Same-origin policy (SOP)
- very important concept in web application security model
- web browser permits scripts from web page A to access data in web page B only if both web pages have same origin
- origin = (network protocol) scheme + hostname + port number
More
- https://web.stanford.edu/class/cs253/
- https://developer.mozilla.org/en-US/docs/Web/Security/Same-origin_policy
Let’s Encrypt
The objective of Let’s Encrypt and ACME protocol is to make it possible to set up an HTTPS server without human interaction.
Two steps are needed:
- an agent runing on a server needs to prove that is in control of a domain
- the agent can request, renew or revoke a certificate for the domain
Domain validation
Let’s Encrypt (LE) identifies the agent by a public key.
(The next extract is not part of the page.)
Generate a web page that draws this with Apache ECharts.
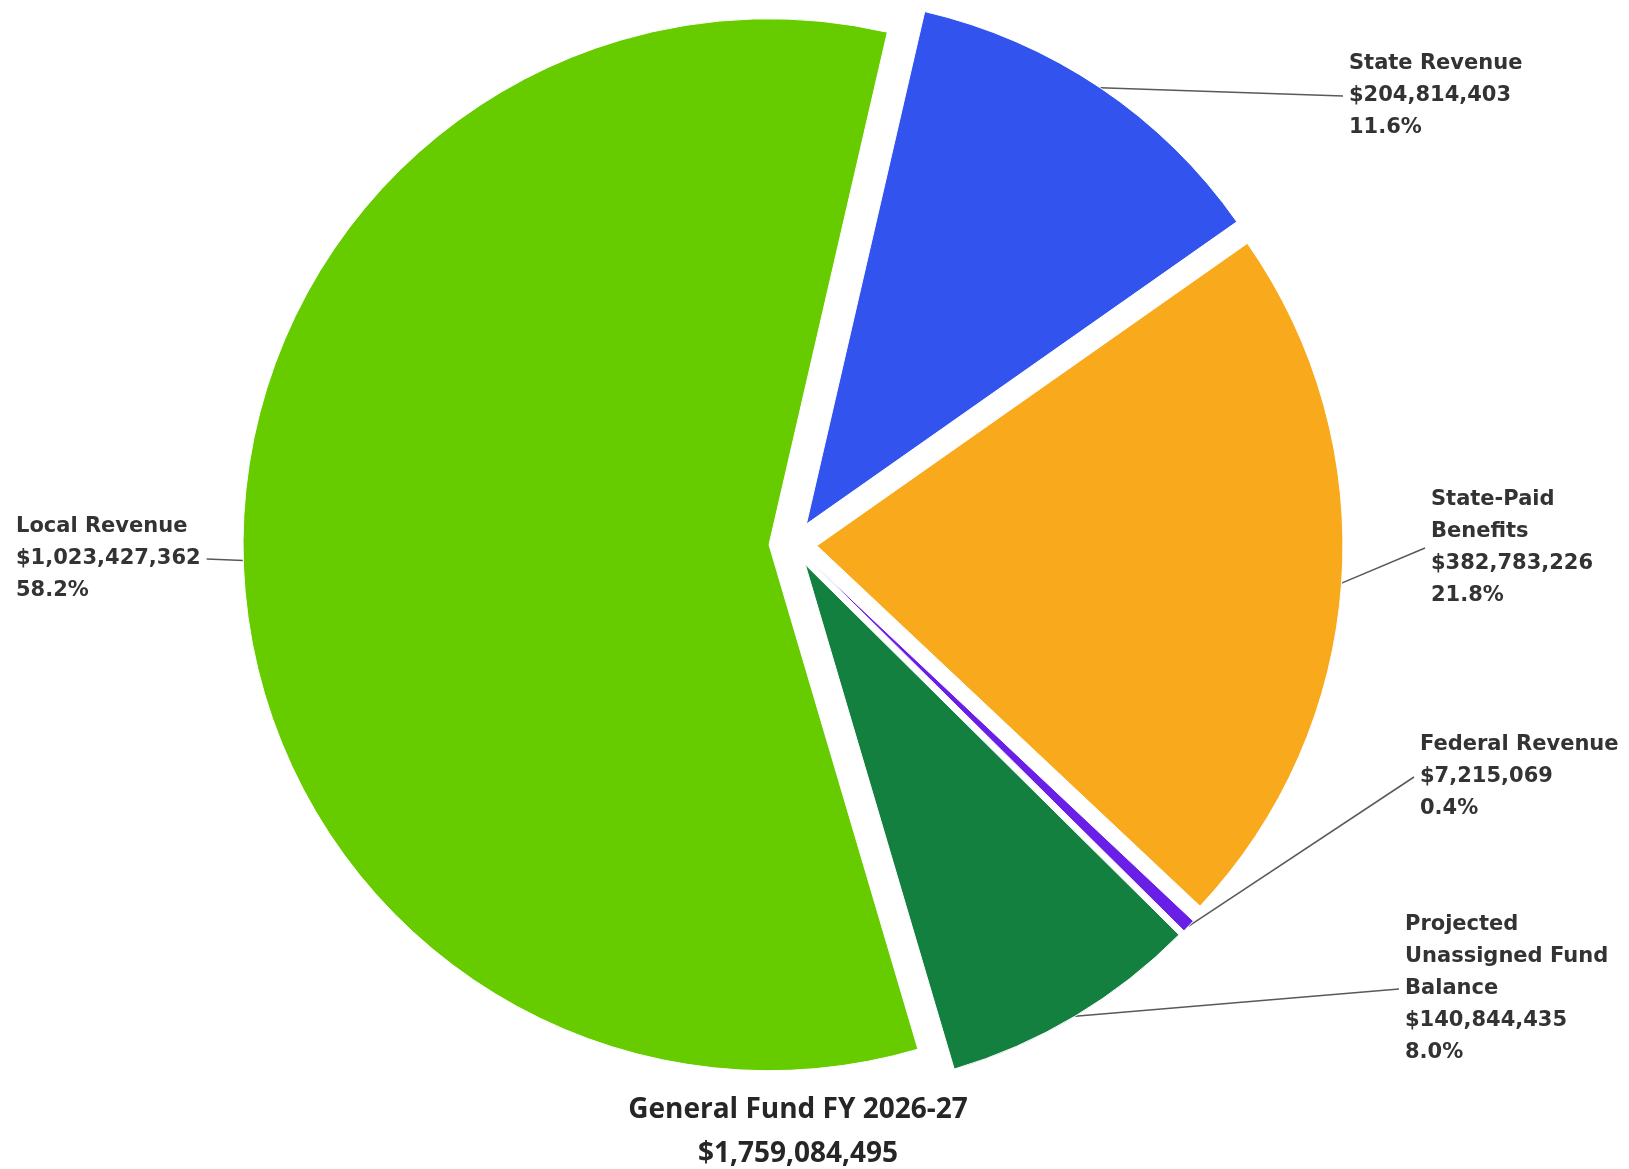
<!DOCTYPE html>
<html>
<head>
<meta charset="utf-8">
<script src="https://cdn.jsdelivr.net/npm/echarts@6/dist/echarts.min.js"></script>
<style>
  html, body { margin: 0; padding: 0; background: #fff; }
  #chart { width: 1629px; height: 1169px; }
</style>
</head>
<body>
<div id="chart"></div>
<script>
// slices, clockwise from the top
const categories = [
  "State Revenue",
  "State-Paid Benefits",
  "Federal Revenue",
  "Projected Unassigned Fund Balance",
  "Local Revenue"
];
const labelNames = [
  "State Revenue",
  "State-Paid\nBenefits",
  "Federal Revenue",
  "Projected\nUnassigned Fund\nBalance",
  "Local Revenue"
];
const amounts = [204814403, 382783226, 7215069, 140844435, 1023427362];
const colors = ["#3353ee", "#f8a91c", "#6a1fe6", "#13803f", "#66cc00"];
const chartTitle = "General Fund FY 2026-27";

// pie geometry (px) and exploded distance of every slice
const pieCenter = [793, 544];
const pieRadius = 526;
const explode = 24;
const firstSliceAngle = 13; // degrees clockwise from 12 o'clock

// top-left corner of each label box (px)
const labelPos = [[1349, 48], [1431, 484], [1420, 729], [1405, 909], [16, 511]];

const total = amounts.reduce((a, b) => a + b, 0);
const money = (v) => "$" + v.toLocaleString("en-US");

// every slice is drawn by its own pie series, moved out along its mid angle
let before = 0;
const series = amounts.map((amount, k) => {
  const mid = (firstSliceAngle + (before + amount / 2) / total * 360) * Math.PI / 180;
  before += amount;
  return {
    type: "pie",
    center: [pieCenter[0] + explode * Math.sin(mid), pieCenter[1] - explode * Math.cos(mid)],
    radius: pieRadius,
    startAngle: 90 - firstSliceAngle,
    clockwise: true,
    avoidLabelOverlap: false,
    silent: true,
    emphasis: { disabled: true },
    label: {
      show: true,
      position: "outside",
      fontFamily: "DejaVu Sans",
      fontWeight: "bold",
      fontSize: 21,
      lineHeight: 32,
      color: "#333333",
      formatter: (p) =>
        labelNames[p.dataIndex] + "\n" + money(p.value) + "\n" +
        (p.value / total * 100).toFixed(1) + "%"
    },
    labelLine: {
      show: true,
      lineStyle: { color: "#595959", width: 1.5 }
    },
    labelLayout: (params) => {
      const i = params.dataIndex;
      if (i !== k) return {};
      const [x, y] = labelPos[i];
      const w = params.labelRect.width;
      const h = params.labelRect.height;
      const isLeft = x < pieCenter[0];
      const end = isLeft ? [x + w + 6, y + h / 2] : [x - 6, y + h / 2];
      const start = params.labelLinePoints ? params.labelLinePoints[0] : end;
      return {
        x: x,
        y: y,
        align: "left",
        verticalAlign: "top",
        labelLinePoints: [start, end, end]
      };
    },
    data: categories.map((name, i) => ({
      name: name,
      value: amounts[i],
      itemStyle: i === k
        ? { color: colors[i], borderColor: "#ffffff", borderWidth: 1 }
        : { color: "rgba(0,0,0,0)", borderWidth: 0 },
      label: { show: i === k },
      labelLine: { show: i === k }
    }))
  };
});

const chart = echarts.init(document.getElementById("chart"));
chart.setOption({
  animation: false,
  backgroundColor: "#ffffff",
  title: {
    text: chartTitle + "\n" + money(total),
    left: 793,
    top: 1083,
    textAlign: "center",
    textStyle: {
      fontFamily: "Open Sans",
      fontWeight: "bold",
      fontSize: 28,
      lineHeight: 44,
      color: "#262626"
    }
  },
  series: series
});
</script>
</body>
</html>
So, the first time the agent interacts with LE it generates a new key pair and proves to LE CA that it is in control of the domain. The CA might give the agent a choice of:
- provision a DNS record under example.com
- provision an HTTP resource under a well-known URI on http://example.com
Along with the challenges, the LE CA also provides a nonce that the agent must sign with its private key to prove the control of the key pair.
If the signature over the once is valid, and the challenges check out, the agent is said to posses an “authorized key pair”.
Certificate issuance and revocation
Once the agent has an authorized key pair, it can request, renew and revoke the certificates.